海外プラントも視野に 三菱重工、PWR保全技術で実績重ね 米国で初めて適用 WJPでSCC対策

原子力発電所の予防保全技術のひとつで、水をジェット噴射させキャビテーション(気泡)の衝撃圧で残留応力を改善するウォータージェットピーニング(WJP)は、水中で安定した施工が可能な方法。昨年6月に三菱重工はウルフクリーク原子力発電所(カンザス州)とキャラウェイ原子力発電所(ミズーリ州)から原子炉容器に対する工事を相次いで受注した。応力腐食割れ(SCC)は原子力発電所のトラブルにつながる主な原因のひとつで、対策が進んできた技術分野だ。

PWRの予防保全には、原子炉容器上蓋の交換のように、耐SCC性の材料を使った新しい機器に一式交換する方法などが知られている。三菱重工でも国内外のプラントの交換工事などを受注、実績がある。

材料の応力改善をはかる方法も予防保全の有効な技術として開発されてきた。WJPは応力改善の方法のひとつで、水を使って水中で施工するので残留物が少ない、原子炉の周辺にあるような高線量機器でも低い被ばく線量で作業ができる、などの特長がある。

また複雑な形状の機器にも安定した施工を実現する技術改良と施工経験の蓄積がある。たとえば炉内計装筒管台およびその溶接部のような原子炉容器内の狭隘で高線量の場所にある機器の応力改善に適用され、良好な実績を重ねている。

応力改善の方法には、ほかに施工する機器の状態や形状に応じて超音波振動を活用した超音波ショットピーニングや、応力の発生しやすい部位(接合部等)に耐SCC性に優れた材料を肉盛溶接する方法などがあり、同社は適用する機器に対応した保全技術をラインナップしている。

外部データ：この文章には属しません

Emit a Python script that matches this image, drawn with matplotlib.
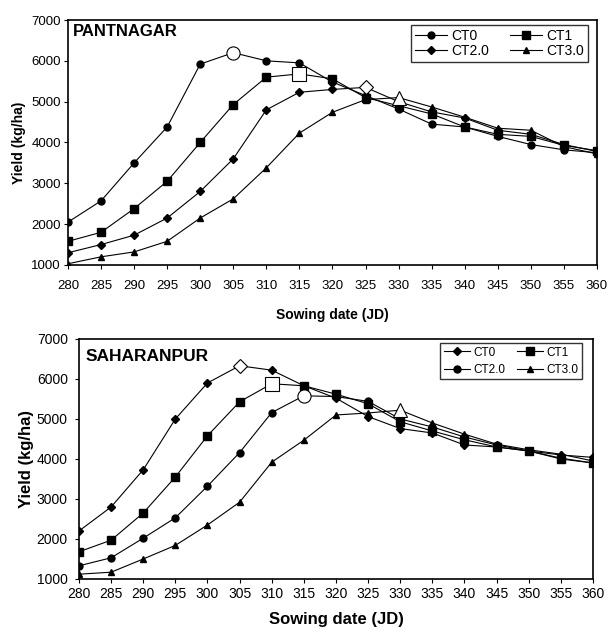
import matplotlib
matplotlib.use("Agg")
from matplotlib import pyplot as plt
import numpy as np

plt.rcParams['font.family'] = ['Liberation Sans', 'DejaVu Sans']

days = [280, 285, 290, 295, 300, 305, 310, 315, 320, 325, 330, 335, 340, 345, 350, 355, 360]

# Pantnagar
pant_ct0 = [2050, 2570, 3500, 4380, 5920, 6200, 6000, 5950, 5480, 5150, 4820, 4450, 4380, 4150, 3950, 3820, 3750]
pant_ct1 = [1580, 1800, 2380, 3050, 4000, 4930, 5600, 5680, 5560, 5100, 4900, 4700, 4380, 4200, 4150, 3930, 3800]
pant_ct2 = [1300, 1500, 1730, 2150, 2800, 3600, 4800, 5230, 5300, 5350, 5000, 4750, 4600, 4300, 4200, 3950, 3780]
pant_ct3 = [1030, 1200, 1320, 1580, 2150, 2620, 3380, 4230, 4740, 5050, 5100, 4870, 4620, 4350, 4300, 3900, 3720]

# Saharanpur
sah_ct0 = [2200, 2800, 3730, 5000, 5900, 6330, 6220, 5830, 5520, 5060, 4760, 4650, 4350, 4300, 4200, 4100, 4040]
sah_ct1 = [1680, 1970, 2650, 3550, 4580, 5430, 5880, 5830, 5620, 5380, 4930, 4700, 4480, 4300, 4200, 4000, 3900]
sah_ct2 = [1330, 1530, 2020, 2530, 3320, 4160, 5160, 5580, 5560, 5440, 5000, 4800, 4550, 4350, 4200, 4020, 3900]
sah_ct3 = [1120, 1170, 1500, 1840, 2350, 2920, 3920, 4470, 5100, 5150, 5220, 4900, 4620, 4370, 4230, 4120, 3950]

labels = ['CT0', 'CT1', 'CT2.0', 'CT3.0']

fig = plt.figure(figsize=(6.08, 6.35), dpi=100)


def draw_panel(ax, series, markers, sizes, title, cfg):
    handles = []
    for vals, lab, mk, ms in zip(series, labels, markers, sizes):
        h, = ax.plot(days, vals, color='black', lw=0.8, marker=mk, ms=ms, label=lab)
        handles.append(h)
        # open marker at the peak yield
        i = int(np.argmax(vals))
        ax.plot(days[i], vals[i], marker=mk, ms=ms * 1.9, mfc='white',
                mec='black', mew=0.8, ls='none')
    ax.set_xlim(280, 360)
    ax.set_ylim(1000, 7000)
    ax.set_xticks(days)
    ax.set_yticks(range(1000, 8000, 1000))
    ax.tick_params(direction='out', length=3, width=0.8, labelsize=cfg['tick'],
                   colors='black')
    ax.tick_params(axis='x', pad=cfg['xpad'])
    ax.tick_params(axis='y', pad=cfg['ypad'])
    for s in ax.spines.values():
        s.set_linewidth(1.2)
    ax.text(cfg['tx'], cfg['ty'], title, transform=ax.transAxes, fontsize=cfg['title'],
            fontweight='bold', va='top', ha='left')
    ax.set_xlabel('Sowing date (JD)', fontsize=cfg['label'], fontweight='bold',
                  labelpad=cfg['xlp'])
    ax.set_ylabel('Yield (kg/ha)', fontsize=cfg['label'], fontweight='bold',
                  labelpad=cfg['ylp'])
    order = [0, 2, 1, 3]
    leg = ax.legend([handles[k] for k in order], [labels[k] for k in order],
                    ncol=2, loc='upper right', fontsize=cfg['leg'], frameon=True,
                    fancybox=False, edgecolor='black', handlelength=cfg['hl'],
                    handletextpad=0.3, columnspacing=cfg['colsp'], borderpad=0.3,
                    labelspacing=cfg['labsp'], borderaxespad=0,
                    bbox_to_anchor=cfg['anchor'])
    leg.get_frame().set_linewidth(1.0)


ax1 = fig.add_axes([0.1118, 0.5827, 0.870, 0.3858])
draw_panel(ax1, [pant_ct0, pant_ct1, pant_ct2, pant_ct3], ['o', 's', 'D', '^'],
           [5, 5.5, 3.8, 5], 'PANTNAGAR',
           dict(tick=9.5, xpad=8, ypad=2, title=12, label=10, xlp=11, ylp=4,
                leg=10, hl=2.3, colsp=1.5, labsp=0.05, tx=0.01, ty=0.985,
                anchor=(0.983, 0.98)))

ax2 = fig.add_axes([0.1299, 0.0882, 0.8454, 0.378])
draw_panel(ax2, [sah_ct0, sah_ct1, sah_ct2, sah_ct3], ['D', 's', 'o', '^'],
           [3.8, 5.5, 5, 5], 'SAHARANPUR',
           dict(tick=10, xpad=3, ypad=5, title=12.5, label=12, xlp=8, ylp=2,
                leg=8.5, hl=2.2, colsp=1.0, labsp=0.45, tx=0.013, ty=0.96,
                anchor=(0.979, 0.983)))

fig.savefig('out.png', dpi=100)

WJP工事は、その特長から適用例が多く、国内21基のPWRプラントに適用。その実績と経験が評価されて今回、海外の原子力発電所を対象に初めてWJPが適用されることになったもの。

同社は、受注した米国の2プラントについて、原子炉容器の出入口管台など一部の異種金属溶接部を対象に経年劣化の1つである応力腐食割れを予防する工事のための準備を進めている。

原子力発電所の経年劣化に対する予防保全対策は世界共通の問題であり、時間を経るごとに高経年プラントが増える現実がある。海外プラントでも、WJP工事を含む予防保全へのニーズが継続的に見込まれる。

今回の受注を機に、同社は蓄積した経験と技術を活かし、国内に加えて海外のプラントでもこうしたニーズに積極的に応えていく方針だ。